*Given exercise*. Spot each line in the records below where the word "this" occurs, then copy it.

[Charts and diagrams as code]

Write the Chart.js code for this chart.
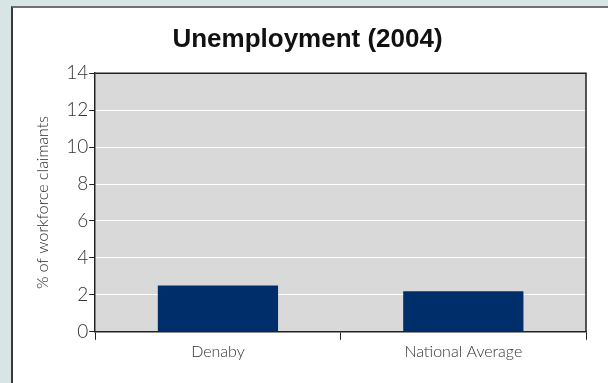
<!DOCTYPE html>
<html>
<head>
<meta charset="utf-8">
<script src="https://cdn.jsdelivr.net/npm/chart.js@4"></script>
<style>
    body { margin: 0; background: #d7e6e5; width: 608px; height: 383px; overflow: hidden; }
    #panel {
        position: absolute; left: 11px; top: 6px;
        width: 595px; height: 375px;
        background: #fff;
        border-left: 2px solid #3a3a3a;
        border-top: 2px solid #707070;
    }
</style>
</head>
<body>
<div id="panel"><canvas id="barChart" width="595" height="375"></canvas></div>
<script>
var labels = ['Denaby', 'National Average'];
var claimants = [2.5, 2.2];
var yTicks = [0, 2, 4, 6, 8, 10, 12, 14];

// grey plot background plus the top/right frame
var plotFrame = {
    id: 'plotFrame',
    beforeDraw: function (chart) {
        var a = chart.chartArea, ctx = chart.ctx;
        ctx.save();
        ctx.fillStyle = '#d9d9d9';
        ctx.fillRect(a.left, a.top, a.right - a.left, a.bottom - a.top);
        ctx.restore();
    },
    afterDraw: function (chart) {
        var a = chart.chartArea, ctx = chart.ctx;
        ctx.save();
        ctx.strokeStyle = '#222';
        ctx.lineWidth = 1.5;
        ctx.beginPath();
        ctx.moveTo(a.left, a.top);
        ctx.lineTo(a.right, a.top);
        ctx.lineTo(a.right, a.bottom);
        ctx.stroke();
        ctx.restore();
    }
};

var tickFont = { family: 'Lato', size: 16, weight: 300 };

new Chart(document.getElementById('barChart').getContext('2d'), {
    type: 'bar',
    data: {
        labels: labels,
        datasets: [{
            data: claimants,
            backgroundColor: '#002e6b',
            categoryPercentage: 1,
            barPercentage: 0.49
        }]
    },
    options: {
        responsive: false,
        animation: false,
        layout: { padding: { left: 16, right: 22, bottom: 20, top: 0 } },
        plugins: {
            legend: { display: false },
            tooltip: { enabled: false },
            title: {
                display: true,
                text: 'Unemployment (2004)',
                color: '#111',
                font: { family: 'Liberation Sans', size: 26, weight: 'bold' },
                padding: { top: 16, bottom: 18 }
            }
        },
        scales: {
            x: {
                grid: { offset: true, drawOnChartArea: false, tickLength: 8, color: '#222', tickColor: '#222' },
                border: { color: '#222', width: 1.5 },
                ticks: { color: '#333', font: tickFont, padding: 2 }
            },
            y: {
                min: 0,
                max: 14,
                afterBuildTicks: function (scale) {
                    scale.ticks = yTicks.map(function (v) { return { value: v }; });
                },
                grid: { color: '#ffffff', lineWidth: 1, tickColor: '#222', tickLength: 6 },
                border: { color: '#222', width: 1.5 },
                ticks: { color: '#333', font: { family: 'Lato', size: 19, weight: 300 }, padding: 1 },
                title: {
                    display: true,
                    text: '% of workforce claimants',
                    color: '#2a2a2a',
                    font: { family: 'Lato', size: 16, weight: 300 },
                    padding: { bottom: 13 }
                }
            }
        }
    },
    plugins: [plotFrame]
});
</script>
</body>
</html>
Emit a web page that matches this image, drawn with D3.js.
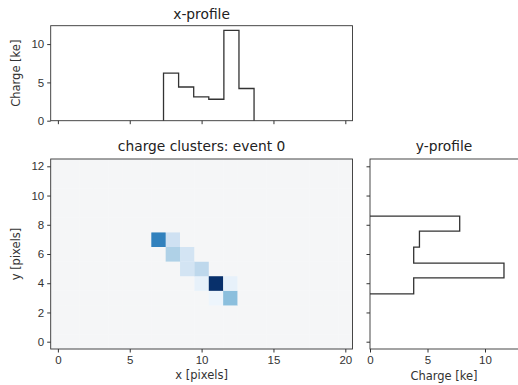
<!DOCTYPE html>
<html lang="en">
<head>
<meta charset="UTF-8">
<title>charge clusters</title>
<script src="https://d3js.org/d3.v7.min.js"></script>
<style>
    body { margin: 0; background: #fff; }
    svg { display: block; font-family: "DejaVu Sans", sans-serif; }
    .tick text { font-size: 11.5px; fill: #333; }
    .tick line, .domain { stroke: #333; }
    .title { font-size: 13.8px; fill: #222; text-anchor: middle; }
    .label { font-size: 11.5px; fill: #333; text-anchor: middle; }
    .frame { fill: none; stroke: #333; stroke-width: 0.9px; }
    .step { fill: none; stroke: #333; stroke-width: 1.3px; }
</style>
</head>
<body>
<svg width="518" height="385"></svg>
<script>
// heatmap grid size
const nx = 21, ny = 13;
// non-zero pixels: [x, y, charge]
const pixels = [
    [7, 7, 6.9], [8, 7, 2.0],
    [8, 6, 3.2], [9, 6, 1.8],
    [9, 5, 1.8], [10, 5, 2.7],
    [10, 4, 0.8], [11, 4, 10.0], [12, 4, 0.8],
    [11, 3, 0.5], [12, 3, 4.2]
];
// x-profile histogram
const xEdges = [7.35, 8.4, 9.45, 10.5, 11.55, 12.6, 13.65];
const xProfile = [6.2, 4.4, 3.1, 2.8, 11.8, 4.2];
// y-profile histogram
const yEdges = [3.27, 4.37, 5.37, 6.47, 7.56, 8.59];
const yProfile = [3.8, 11.65, 3.8, 4.3, 7.8];

const xTicks = [0, 5, 10, 15, 20];
const yTicks = [0, 2, 4, 6, 8, 10, 12];
const chargeTicksTop = [0, 5, 10];
const chargeTicksRight = [0, 5, 10];

const svg = d3.select("svg");

// panel boxes
const heatBox = { l: 50.7, r: 352.5, t: 159, b: 349 };
const topBox = { l: 50.7, r: 352.5, t: 25.7, b: 120.7 };
const sideBox = { l: 370, r: 519.5, t: 159, b: 349 };

const x = d3.scaleLinear().domain([-0.5, 20.5]).range([heatBox.l, heatBox.r]);
const y = d3.scaleLinear().domain([-0.5, 12.5]).range([heatBox.b, heatBox.t]);
const yTop = d3.scaleLinear().domain([0, 12.4]).range([topBox.b, topBox.t]);
const xSide = d3.scaleLinear().domain([0, 13]).range([sideBox.l, sideBox.r]);

const color = d3.scaleSequential(d3.interpolateBlues).domain([0, 10]);

// ---- heatmap ----
const grid = [];
for (let j = 0; j < ny; j++)
    for (let i = 0; i < nx; i++) grid.push({ i, j, v: 0 });
pixels.forEach(([i, j, v]) => { grid[j * nx + i].v = v; });

svg.append("g").selectAll("rect")
    .data(grid)
    .enter().append("rect")
    .attr("x", d => x(d.i - 0.5))
    .attr("y", d => y(d.j + 0.5))
    .attr("width", x(1) - x(0) + 0.3)
    .attr("height", y(0) - y(1) + 0.3)
    .attr("fill", d => d.v === 0 ? "#f5f6f7" : color(d.v));

svg.append("rect").attr("class", "frame")
    .attr("x", heatBox.l).attr("y", heatBox.t)
    .attr("width", heatBox.r - heatBox.l).attr("height", heatBox.b - heatBox.t);

svg.append("g")
    .attr("transform", `translate(0,${heatBox.b})`)
    .call(d3.axisBottom(x).tickValues(xTicks).tickSize(3.5).tickPadding(3))
    .call(g => g.select(".domain").remove());
svg.append("g")
    .attr("transform", `translate(${heatBox.l},0)`)
    .call(d3.axisLeft(y).tickValues(yTicks).tickSize(3.5).tickPadding(3))
    .call(g => g.select(".domain").remove());

svg.append("text").attr("class", "title")
    .attr("x", (heatBox.l + heatBox.r) / 2).attr("y", 151)
    .text("charge clusters: event 0");
svg.append("text").attr("class", "label")
    .attr("x", (heatBox.l + heatBox.r) / 2).attr("y", 379)
    .text("x [pixels]");
svg.append("text").attr("class", "label")
    .attr("transform", `translate(20,${(heatBox.t + heatBox.b) / 2}) rotate(-90)`)
    .text("y [pixels]");

// ---- x-profile ----
const xPts = [[xEdges[0], 0]];
xProfile.forEach((v, k) => { xPts.push([xEdges[k], v], [xEdges[k + 1], v]); });
xPts.push([xEdges[xEdges.length - 1], 0]);

svg.append("path").attr("class", "step")
    .attr("d", d3.line().x(d => x(d[0])).y(d => yTop(d[1]))(xPts));

svg.append("rect").attr("class", "frame")
    .attr("x", topBox.l).attr("y", topBox.t)
    .attr("width", topBox.r - topBox.l).attr("height", topBox.b - topBox.t);

svg.append("g")
    .attr("transform", `translate(0,${topBox.b})`)
    .call(d3.axisBottom(x).tickValues(xTicks).tickSize(3.5).tickFormat(""))
    .call(g => g.select(".domain").remove());
svg.append("g")
    .attr("transform", `translate(${topBox.l},0)`)
    .call(d3.axisLeft(yTop).tickValues(chargeTicksTop).tickSize(3.5).tickPadding(3))
    .call(g => g.select(".domain").remove());

svg.append("text").attr("class", "title")
    .attr("x", (topBox.l + topBox.r) / 2).attr("y", 19)
    .text("x-profile");
svg.append("text").attr("class", "label")
    .attr("transform", `translate(20,${(topBox.t + topBox.b) / 2}) rotate(-90)`)
    .text("Charge [ke]");

// ---- y-profile ----
const yPts = [[0, yEdges[0]]];
yProfile.forEach((v, k) => { yPts.push([v, yEdges[k]], [v, yEdges[k + 1]]); });
yPts.push([0, yEdges[yEdges.length - 1]]);

svg.append("path").attr("class", "step")
    .attr("d", d3.line().x(d => xSide(d[0])).y(d => y(d[1]))(yPts));

svg.append("rect").attr("class", "frame")
    .attr("x", sideBox.l).attr("y", sideBox.t)
    .attr("width", sideBox.r - sideBox.l).attr("height", sideBox.b - sideBox.t);

svg.append("g")
    .attr("transform", `translate(0,${sideBox.b})`)
    .call(d3.axisBottom(xSide).tickValues(chargeTicksRight).tickSize(3.5).tickPadding(3))
    .call(g => g.select(".domain").remove());
svg.append("g")
    .attr("transform", `translate(${sideBox.l},0)`)
    .call(d3.axisLeft(y).tickValues(yTicks).tickSize(3.5).tickFormat(""))
    .call(g => g.select(".domain").remove());

svg.append("text").attr("class", "title")
    .attr("x", 444).attr("y", 151)
    .text("y-profile");
svg.append("text").attr("class", "label")
    .attr("x", 444).attr("y", 380)
    .text("Charge [ke]");
</script>
</body>
</html>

*Result*.
Write the Chart.js code for this chart.
Emit a web page that matches this image, drawn with D3.js.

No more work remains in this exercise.